Preface

Preface#

This collection of workshops provides an introduction to the concepts, workflows, and tools fundamental to reproducible computational research. The workshops are:

  • Reproducibility Principles and Practices (one 1-hour session)

    A research project is reproducible if a different researcher can carry out the same analysis with the same data and produce the same overall result. To do so, they need transparent, detailed documentation about all of the steps in the research process and access to the tools—especially code—with which the steps were carried out. Reproducibility enables independent verification, a touchstone for all research.

    There are myriad practices, often accompanied by software tools, that can help ensure research projects are reproducible. This overview workshop will help you decipher which to adopt and when to adopt them. The workshop also highlights additional benefits many of these practices confer, such as making it easier to collaborate with others. As an overview, this workshop is relatively non-technical, but provides technical references, including other DataLab workshops, for all of the practices covered.
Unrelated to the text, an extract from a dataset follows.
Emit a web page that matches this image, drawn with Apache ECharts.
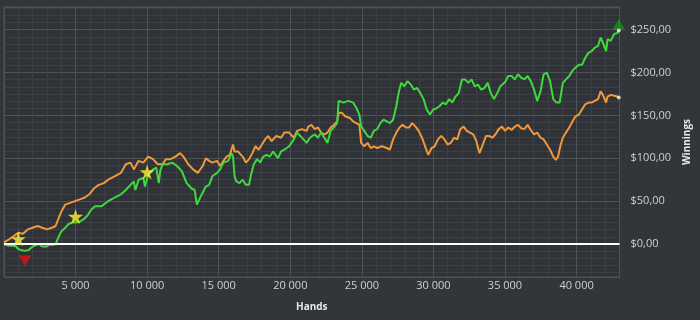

    This workshop is intended for learners at all experience levels, and may benefit learners at different experience levels in different ways.

    Important

    We use this slide deck when we present this workshop.

    The entire workshop is summarized by this cheat sheet.

  • Introduction to the Command Line (one 2-hour session)

    Learn and practice how to talk directly to your computer via the command line. The command line is a powerful tool for using scientific software, working with large data sets, and controlling remote servers. It is primarily used to manage files and run programs, and it allows for automation of repetitive tasks. This workshop is a prerequisite for many of DataLab’s other workshops, including all of the following workshops in this list.

    See also

    There’s a recording of an earlier version of this workshop on Aggie Video.

  • Installing Software with Pixi (one 2-hour session)

    Learn how to install and manage open-source software packages for research computing. Installing software is often tricky due project-specific requirements for package versions—which can conflict with other projects—and inconsistent or incomplete install documentation. We’ll focus on using Pixi, a package manager for the conda ecosystem, to create independent, reproducible software environments and install software with ease. We’ll also briefly discuss the unique advantages of using pixi for Python projects and how pixi compares to other package managers.

  • Introduction to Version Control (one 2-hour session)

    This workshop covers the fundamentals of using version control systems for reproducible research. Topics covered include what version control is, key concepts and terminology, how to install the Git version control system, how to create a repository, how to save versions of files, how to restore old versions of files, and how to use hosting services for Git repositories to share and collaborate on projects.

  • Git for Teams (one 2-hour session)

    This workshop goes beyond the basics of Git: it explains how to customize Git to suit your preferred workflow and how to take full advantage of Git and GitHub’s collaborative features. Topics include why and how to use branches, how to merge branches even when there are conflicts, how to use GitHub’s project management features, and ways to configure Git to be more convenient. This workshop also prepares learners to use Git to contribute to open-source projects.

Open-source tools are an integral part of many research projects. Contributing to these projects ensures they continue to be sustainable, and releasing research-related code under open-source licenses ensures computational research is reproducible. These workshops are part of the University of California Open Source Program Office Network and their development was funded in part by a grant from the Alfred P. Sloan Foundation.